G.R. No. 155631 - Romeo T. Aquino v. Jennifer Ng

PHILIPPINE SUPREME COURT DECISIONS

THIRD DIVISION

[G.R. NO. 155631 : July 27, 2007]

ROMEO T. AQUINO, Petitioner, v. JENNIFER NG, Respondent.

D E C I S I O N

AUSTRIA-MARTINEZ, J.:

Petitioner assails in the present Petition for Review on Certiorarithe Decision dated January 31, 2002 and Resolution dated October 9, 2002, rendered by the Court of Appeals (CA) in CA-G.R. SP No. 61464 sustaining the Order dated October 3, 2000 issued by the Regional Trial Court (RTC) of Pasay City, Branch 231 in Civil Case No. 98-0870, finding petitioner guilty of indirect contempt.
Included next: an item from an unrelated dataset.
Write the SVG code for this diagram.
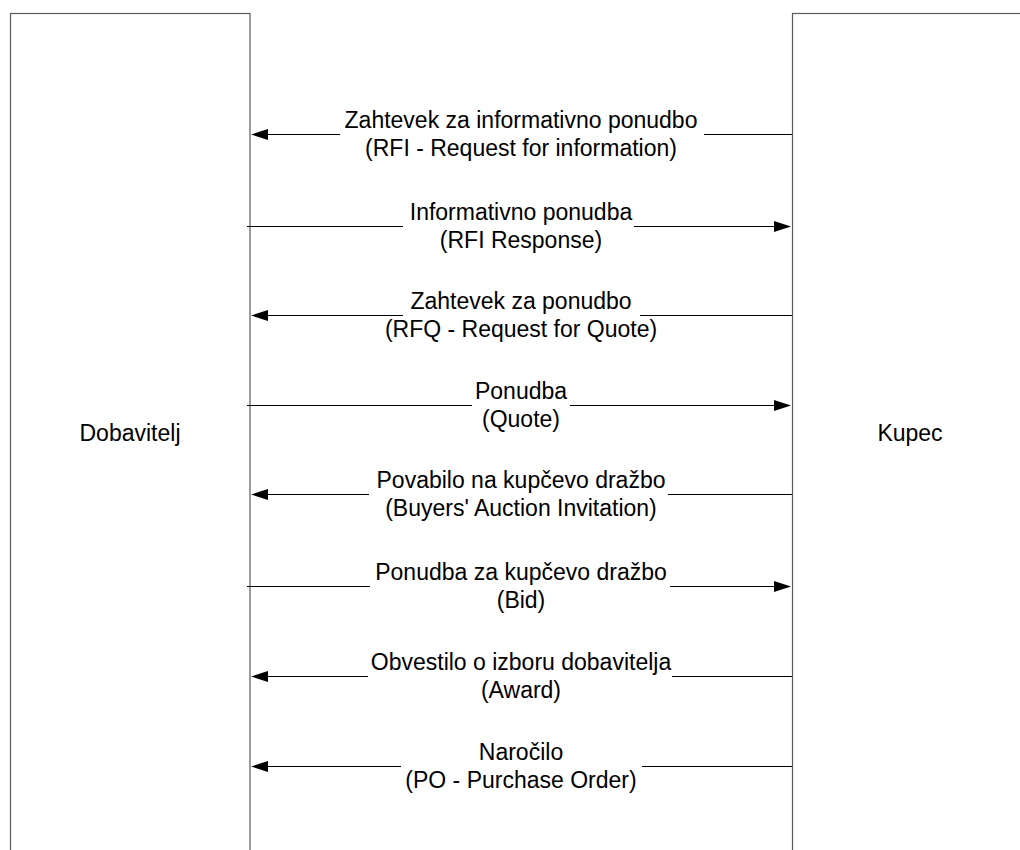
<svg xmlns="http://www.w3.org/2000/svg" width="1020" height="850" viewBox="0 0 1020 850">
<style>
.box{fill:#fff;stroke:#5a5a5a;stroke-width:1.2}
.ln{stroke:#000;stroke-width:1;fill:none}
.hd{fill:#000}
text{font-family:"Liberation Sans",Arial,sans-serif;font-size:23px;fill:#000;text-anchor:middle}
</style>
<rect width="1020" height="850" fill="#fff"/>
<g id="node-dobavitelj">
<rect class="box" x="10.5" y="13.5" width="239.5" height="850"/>
<text x="130" y="441">Dobavitelj</text>
</g>
<g id="node-kupec">
<rect class="box" x="792.5" y="13.5" width="240" height="850"/>
<text x="910" y="441">Kupec</text>
</g>
<g id="connectors">
<g id="msg1">
<path class="ln" d="M268 134.5H340M704 134.5H792"/>
<polygon class="hd" points="251,134.5 268,129 268,140"/>
<text x="521" y="128">Zahtevek za informativno ponudbo</text>
<text x="521" y="156">(RFI - Request for information)</text>
</g>
<g id="msg2">
<path class="ln" d="M247 226.5H403M634 226.5H774"/>
<polygon class="hd" points="791,226.5 774,221 774,232"/>
<text x="521" y="220">Informativno ponudba</text>
<text x="521" y="248">(RFI Response)</text>
</g>
<g id="msg3">
<path class="ln" d="M268 315.5H403M640 315.5H792"/>
<polygon class="hd" points="251,315.5 268,310 268,321"/>
<text x="521" y="309">Zahtevek za ponudbo</text>
<text x="521" y="337">(RFQ - Request for Quote)</text>
</g>
<g id="msg4">
<path class="ln" d="M247 405.5H472M570 405.5H774"/>
<polygon class="hd" points="791,405.5 774,400 774,411"/>
<text x="521" y="399">Ponudba</text>
<text x="521" y="427">(Quote)</text>
</g>
<g id="msg5">
<path class="ln" d="M268 494.5H369M668 494.5H792"/>
<polygon class="hd" points="251,494.5 268,489 268,500"/>
<text x="521" y="488">Povabilo na kupčevo dražbo</text>
<text x="521" y="516">(Buyers' Auction Invitation)</text>
</g>
<g id="msg6">
<path class="ln" d="M247 586.5H370M670 586.5H774"/>
<polygon class="hd" points="791,586.5 774,581 774,592"/>
<text x="521" y="580">Ponudba za kupčevo dražbo</text>
<text x="521" y="608">(Bid)</text>
</g>
<g id="msg7">
<path class="ln" d="M268 676.5H368M672 676.5H792"/>
<polygon class="hd" points="251,676.5 268,671 268,682"/>
<text x="521" y="670">Obvestilo o izboru dobavitelja</text>
<text x="521" y="698">(Award)</text>
</g>
<g id="msg8">
<path class="ln" d="M268 766.5H401M642 766.5H792"/>
<polygon class="hd" points="251,766.5 268,761 268,772"/>
<text x="521" y="760">Naročilo</text>
<text x="521" y="788">(PO - Purchase Order)</text>
</g>
</g>
</svg>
Civil Case No. 98-0870 is an action for Collection of Sum of Money with Damages filed by respondent against Doughmix, Inc. (Doughmix), represented by petitioner as its General Manager.1 In its Decision dated August 23, 1999,2 the RTC held Doughmix liable to respondent in the amount of P360,357.00 plus legal interest, attorney's fees and costs of suit. The RTC Decision became final and executory for failure of Doughmix to file a notice of appeal on time and pay the appropriate docket fees. Upon motion of respondent, the RTC, in its Order dated October 12, 1999, granted the issuance of a writ of execution.

It appears, however, that the writ of execution was returned unsatisfied. Respondent then filed a motion to recall petitioner, asking for the appearance of petitioner for a conference before the RTC.3 The RTC granted respondent's motion and ordered petitioner to appear before it on December 9, 1999. Petitioner, however, failed to appear on said date, prompting respondent to file a motion to cite him in contempt.4

In an Order dated March 15, 2000, the RTC granted respondent's motion and cited petitioner for indirect contempt. The dispositive portion of the Order reads:

WHEREFORE, considering the foregoing, defendant's General Manager in the person of Romeo Aquino is hereby found guilty of indirect contempt under Section 3(B) of Rule 71, Rules of Court and is sentenced to be imprisoned until he obeys the Order, an act still within his power to perform, in accordance with Section 8 of Rule 71, Rules of Court.

SO ORDERED.5

Subsequently, said Order was recalled and set aside by the RTC per its Order dated May 29, 2000 when petitioner appeared and testified before it on said date and gave the address of Doughmix.6

Failing to implement the writ of execution, and it appearing that petitioner furnished an incorrect address of Doughmix, respondent filed a "Motion to Reinstate the Contempt Order Against the Defendant." The RTC then conducted a summary hearing where petitioner claimed that he made an honest mistake in giving a wrong address of Doughmix.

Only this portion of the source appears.